Calculating recipe confidence score

In some cases it may be necessary to evaluate how trustworthy a recipe is. This can be done by looking at how the recipe matches the product nutritional composition and how likely its total ingredient mass is. A confidence score is then created by aggregation of the two criteria. This score can be calculated with confidence_score().

Nutritional distance

For any recipe obtained with RandomRecipeCreator, it is possible to estimate a nutritional composition using nutriments_from_recipe(). This nutritional composition can then be compared to the reference composition of the product to evaluate the quality of the recipe prediction.

Considering a simplified example with only two nutrients, we can represent the nutritional compositions \(C\) (reference composition) and \(\widehat{C}\) (calculated composition) in a two-dimensional space, each dimension representing the content in a nutrient. Nutrients \(x\) and \(y\) are not the only nutrients composing the product but they are the only ones considered because information for the other nutrients is missing. Therefore the compositions may be below the line \(x + y = 1\) but not above it.

Confidence score nutritional distance component

The distance \(d\) is the Euclidean distance between the reference and calculated compositions in the space of the nutrients considered. The more accurate the calculated composition, the smaller this distance is. The distance \(D\) is the largest possible distance between two compositions. We can therefore normalize the distance between the compositions by the largest possible distance to obtain \(d/D\) which varies between \(0\) and \(1\). This reasoning can be extrapolated to \(n\) dimensions to create the nutritional distance component of the confidence score.

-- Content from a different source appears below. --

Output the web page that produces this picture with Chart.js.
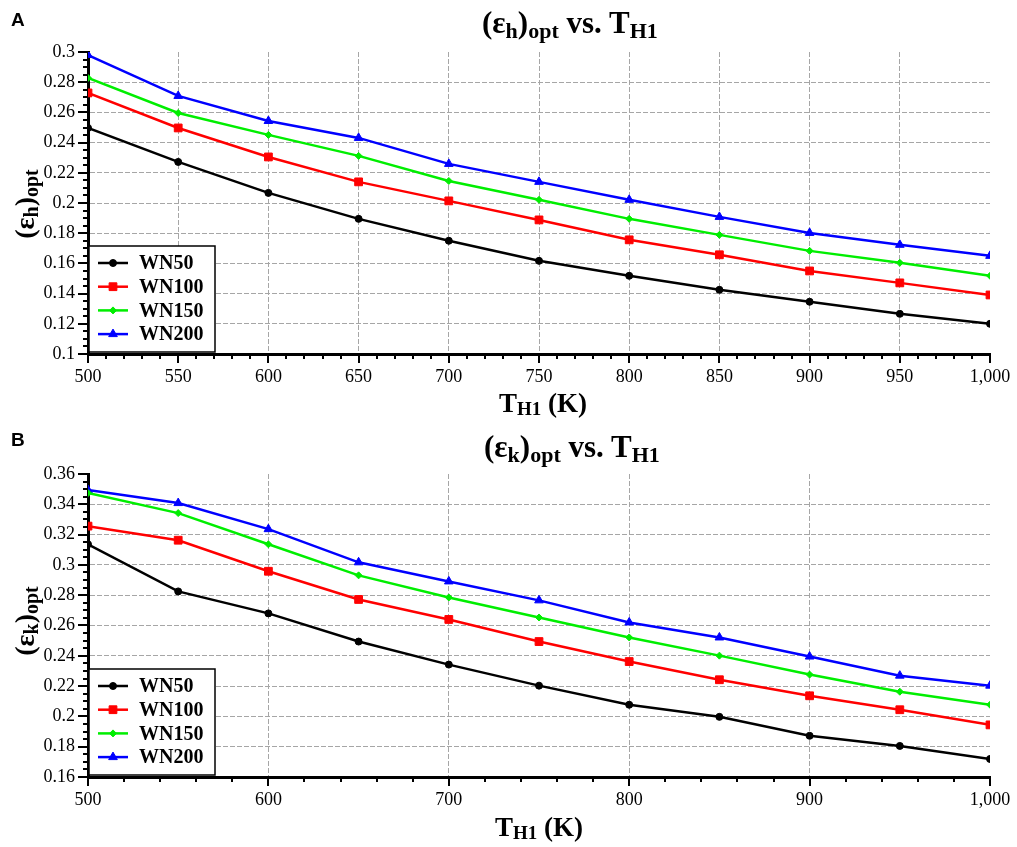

\[\begin{split}S_{nutri} &= \frac{d}{D} \\ S_{nutri} &= \frac{\sqrt{\sum_{n \in N} (M_n - \widehat{M_n})^2}}{\sqrt{2}}\\\end{split}\]

Total ingredients mass likelihood

The total ingredients mass can also be used to assess the likelihood of a recipe. In one hand, the assumption can be made that the food producers will tend to use as less ingredient as possible for a product to decrease production costs. Thus, the higher the total ingredient mass, the less likely the recipe is. In the other hand, when unbalanced recipes are allowed (see Allowing unbalanced recipes) and the total ingredient mass is lower than the final product mass, the lower the total ingredient mass, the more the skewed the mass balance is and the less likely the recipe is.

A total ingredient mass likelihood indicator can easily be created by looking at how far the mass is from the product mass compared to the bounds.

Let \(F\) be the final mass of the product, \(M\) the total mass of ingredients used, \(M_{min}\) the minimum possible mass of ingredients used (\(M_{min} = F\) if allow_unbalanced_recipe=False) and \(M_{max}\) the maximum possible mass of ingredients (\(M_{max} = \frac{F}{1-E}\)). The total ingredient mass component of the confidence score \(S_{mass}\) is defined as follows.

\[\begin{split}S_{mass} = \begin{cases} \frac{F - M}{F - M_{min}} \text{ if } \lt F\\ \\ 0 \text{ if } M = F \\ \\ \frac{M - F}{M_{max} - F} \text{ if } M \gt F \end{cases}\end{split}\]
Confidence score ingredient mass component

Weighting factor

Both component of the confidence score have values in \([0,1]\) with \(0\) meaning a very high confidence level and \(1\) a very poor one. These components can be combined in one score with higher values for better confidence with the following formula.

\[S = \frac{1}{wS_{nutri}+S_{mass}}\]

\(w\) is a weighting factor allowing to give more or less weight to one or the other component. By default, the nutritional distance component accounts 10 times more than the total ingredients mass component.